Leading US truckers struggle in a weak market

The US trucking market is not buoyant but some trucking companies are dealing better with this than others.

Knight-Swift Transportation, which announced its first quarter results on April 17, described the period as “challenging” with the full truckload sector continuing to be “oversupplied with capacity”. The company said that shippers were “still trying to push rates down further” but that Knight-Swift was not willing “to commit to further concessions on what we view as unsustainable contractual rates”. Knight-Swift saw revenue up 11.3% year-on-year yet operating income fell by 85.8% to US$20m, whilst the company fell into a net loss of $2.6m for the quarter.

Old Dominion Freight Line in contrast saw both revenue and net income over the quarter more or less flat, up 1.2% and 2.5% year-on-year respectively. Also, in contrast to Knight-Swift, freight rates increased, and revenue per hundredweight was up 6.7% across its ‘less-than-trailer load’ business however volumes handled fell by 3.2%. Profitability was also supported by stronger asset utilization. Old Dominion’s strength may in part be explained by the general competitiveness of ‘less than trailer load’ services.  

Landstar System suffered more harshly over the quarter than Old Dominion. Revenue fell by 18.4% and operating income by 40.8% year-on-year. Landstar saw truckload volumes fall by 13% year-on-year whilst revenue per load fell by 7%. This performance was better than the seasonal average and that which Landstar expected. In an interesting piece of data, Landstar broke down revenue growth by sector, illustrating that demand in industries such as automotive and consumer durables fell sharply, with the latter down 20%.
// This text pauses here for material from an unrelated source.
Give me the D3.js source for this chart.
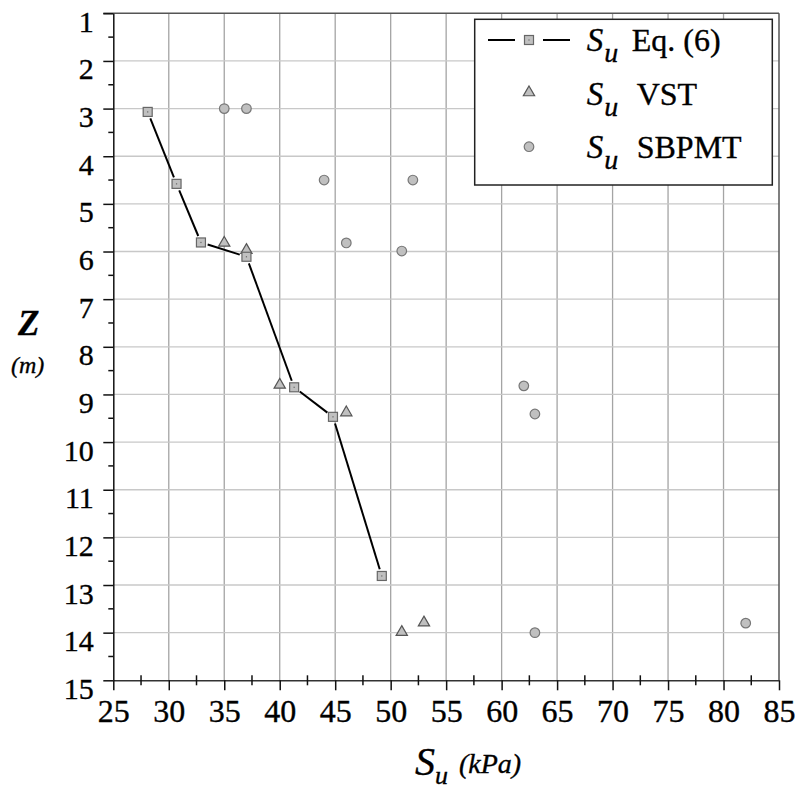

The clear implication of these numbers is that the US road freight market continues to be, if not depressed, then struggling. Volume growth is poor even in consumer-facing sectors and this has had the effect of forcing a shrinkage in the supply trucks onto the market. It is a contrast to the early part of 2023 which saw continuing robustness demand straining the supply side. It is notable that labour-cost pressures are less salient than they were despite continuing high levels of employment in the economy generally. If the wider economy slows the condition of the road freight market might be painful.